THE NEW VISION OF THE DIALOGS BETWEEN COLOMBIA AND THE UNITED STATES

EL ESPECTADOR, March 27, 2023

https://www.elespectador.com/mundo/america/la-nueva-vision-de-los-dialogos-entre-colombia-y-estados-unidos

(Translated by Eunice Gibson, CSN Volunteer Translator)

This week officials from Washington and Bogotá talked about matters concerning cooperation on security, climate actions, drug policies, migration issues, and other questions.

Colombia told the United States that the high-level dialog begun this Monday in Washington would not be like previous dialogs, because of President Petro’s “new vision”, but he reminded us that both countries have “the same goal”.

“Keep this new vision in mind. With President Petro, there’s something in between, which is the power to draw on continental circumstances” to “help solve problems”, stated Colombia’s Foreign Minister Álvaro Leyva to his United States counterpart Antony Blinken at the opening of the dialog.

“We are allies, and not just now, but for a long time,” stated Leyva in this two-day appointment where they would be talking about the economy, climate change, mining and energy, democracy, human rights, anti-narcotic security, rural development, and migration, among other things.

This political mechanism that allows treatment of bilateral issues “goes beyond the usual” because “new events are taking place in the world” with “new visions of every one of those issues”, he stated.

“We are truly allies on the basis that we recognize our new role in the world,” he emphasized to Blinken.

Leyva gave as an example the subject of drug trafficking. “We were the coca country, now we are one of the great sponges to be a solution” and “we are saving the planet,” he reasoned.

He is referring to the strategy of President Petro, the first leftist President in Colombia, who had proposed bringing a lasting peace to Colombia, after six decades of violence, and also partly reforming the model of the “war on drugs”—supported by the United States—to put the emphasis on consumption and less on production.

Leyva admitted that the relationship “is modified” and that the speech “is surprising”. But there “will never be a surprise” by Bogotá in the relationship, nor in our long-standing alliance with the United States of America,” he stressed.

Blinken seemed to be in harmony, although he believes that combating the pipeline of drugs “is a key part” of the discussions of security.

“We bring a holistic focus to this challenge; that means looking for ways to reduce the demand even more by investing in prevention, treatment, and recovery from substance abuse for those who are struggling with addiction in our countries, because it is fundamentally a public health problem,” said Blinken during his presentation.

“The drug trafficking multinational”

“And that means talking about ways of reducing supply by strengthening the prohibition by land and sea and also furnishing vulnerable communities alternative ways of earning a living,” he added.

For Leyva, “the drug traffic is no longer just a Colombian topic,” because “there is a drug trafficking multinational that is hammering the whole continent, a problem that I could see would be discussed this year in a Latin American conference. “We’re all in the same boat with this problem,” he emphasized.

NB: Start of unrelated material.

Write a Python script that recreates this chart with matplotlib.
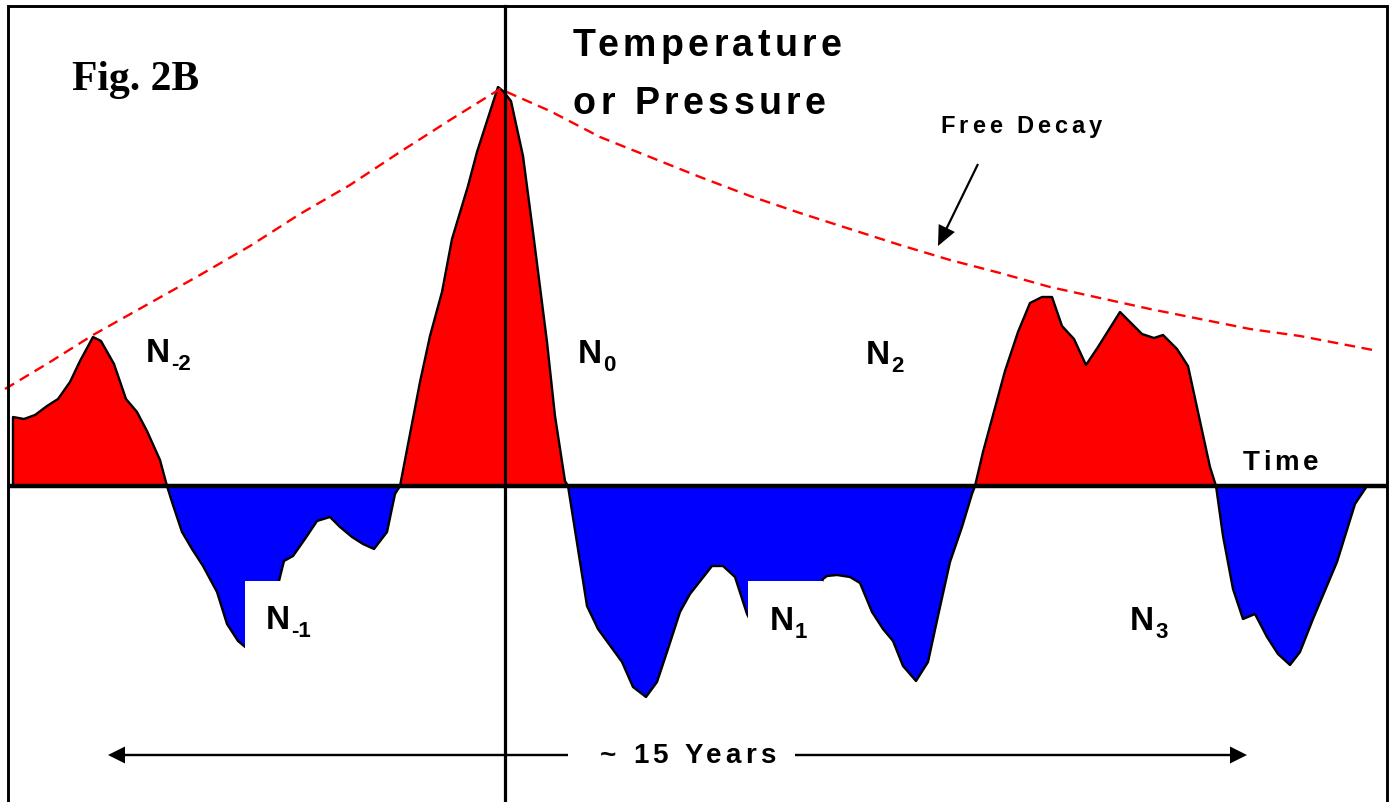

Another one of the central subject areas in the High-Level Dialog is migration, a growing problem in Colombia, where more than 2.5 million Venezuelans have come, because of a series of “circumstances” that, according to Leyva, justify having a Latin American conference on migration “as soon as possible.”

“Bangladesh had never come through Colombia, Afghanistan had never come through Colombia, China had never come through Colombia. Now they are coming through Colombia to get to the North, and they are coming back to us,” he insisted about the citizens of those countries that pass through Colombia’s territory.

Blinken praised Colombia for having demonstrated that when the migration crisis is well managed, it can be an opportunity and not a burden for the communities. The struggle against climate change is another focus in the dialog.

“We will continue working to help Colombia reach its ambitious climate objectives, offering continual technical assistance with wind and sun projects, in order to fortify the protection of the Amazon,” promised Blinken.

Among the initiatives to combat the effect of greenhouse gases, Colombia pointed to the coming conference on the electrical interconnection from Patagonia to Alaska, “to take to the North the electrical energy that surges out of the methods of producing clean energy.”

The United States has committed, for its part, to broaden “the paths for the farmers, the producers of textiles and other small and medium companies in rural areas to get their products into global markets and to take advantage of the benefits” of the Free Trade Agreement between the two countries.